Electronic – Reliability of Serial IO Expander like MCP23S17

gpioserial-busspi

Background:

I am doing a re-design of an existing system moving from HC11 base with memory mapped I/O to an ARM Cortex-M3 with serial SPI/I2C I/O (opto-isolated inputs and relay outputs). I/O access will be via serial SPI or I2C to I/O expander chips (MCP23S17). 2 Chips per board for 32 I/O points each, and up to 4 boards can be stacked/interconnected via short ribbon cable for the SPI buss. The microprocessor board will be stacked on top of the main I/O board and have access to additional I/O boards via the SPI buss as mentioned above.

Question:

Is going this serial route, SPI to MCP23S17, going to be rock solid reliable in accessing the I/O points or will the serial nature just be too susceptible to noise and/or other related problems?

This is mission-critical control system running 24/7 7 days a week, polling the I/O say between 500Hz and 1kHz. I want the SPI bus speed to be around 2MHz, so not all that fast but also not slow.

In 20+ years with my current HC11 memory mapped design with the I/O being accessed over a 3ft 50pin ribbon cable, I have never had a single issue but I am concerned that moving to a serial SPI-based design could start causing all sorts of problems.

Would appreciate any of your thoughts and experience with this.

Best Answer

The MCP23S17 is reliable but some quirks are:

  1. Vih is rather high (it is proportional to Vdd) so verify that whatever is driving any input pins will meet and exceed the Vih parameter.

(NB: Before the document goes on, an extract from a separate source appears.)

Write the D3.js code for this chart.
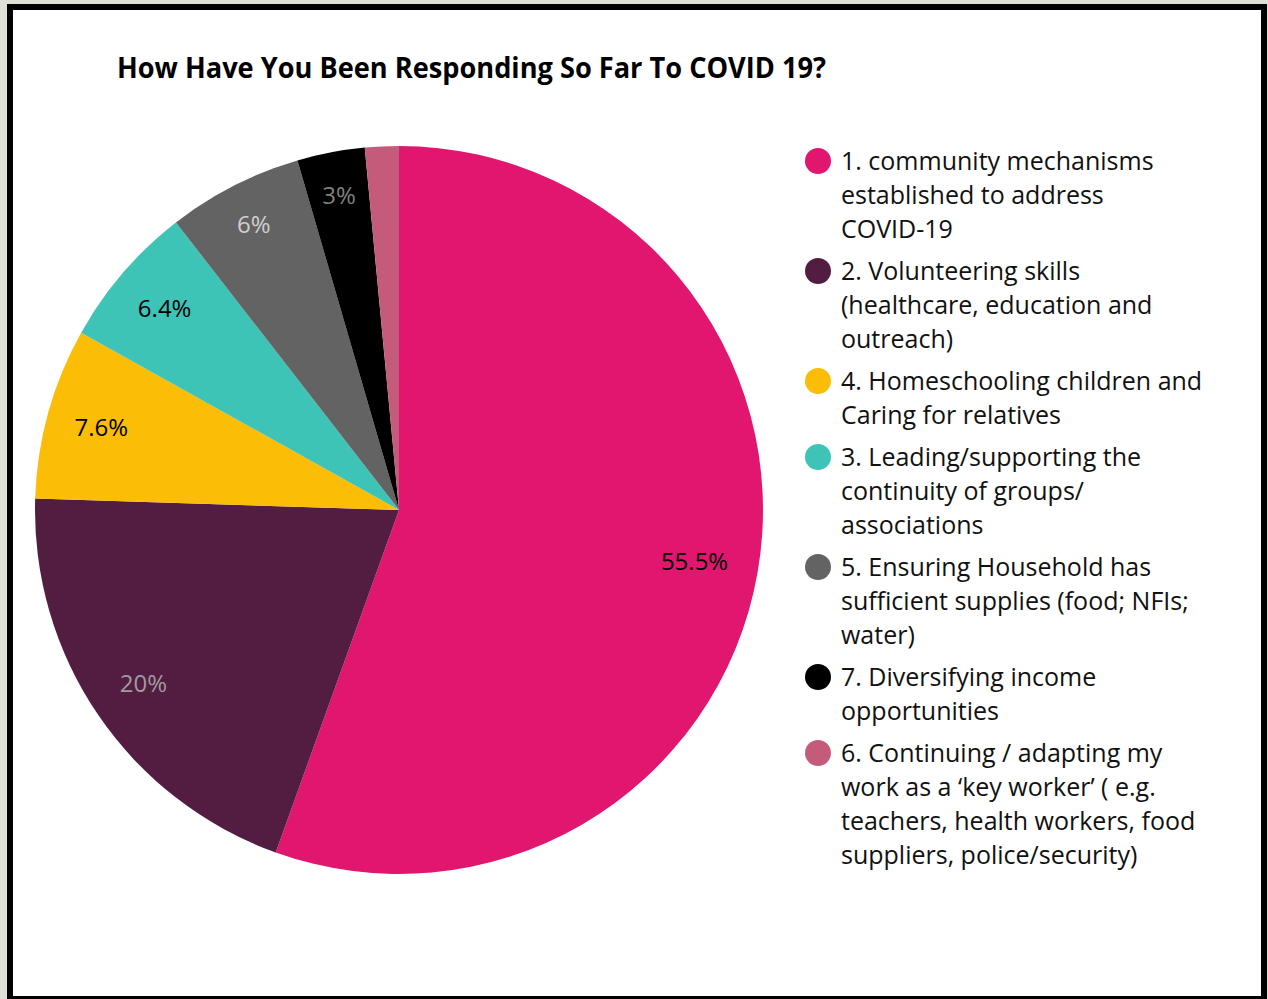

  2. It can miss interrupt-on-change events because reading the interrupt acknowledge register (GPIO or INTCAP) clears all eight bits of that port. If another interrupt-on-change occurs on a different pin of the same port during the read, by the time the read operation finishes (say within a 500us window) you've lost that information that another one happened. You can safely receive one interrupt-on-change event on each port at most, not eight.

  3. The interrupt-on-change functionality can be edge sensitive (both edges) or level sensitive, but you can't pick rising edge only or falling edge only. In level sensitive mode if you acknowledge an interrupt-on-change event but the active level still persists, then you get a glitch on the interrupt line a few tens of nanoseconds long. This could get filtered out by your MCU or it may trigger a second interrupt so be careful.

  4. Check the errata for an addressing issue relating to the HAEN bit of the IOCON register, there's a work-around Microchip describes for it. Not a show-stopper but the datasheet doesn't address it, only the errata does.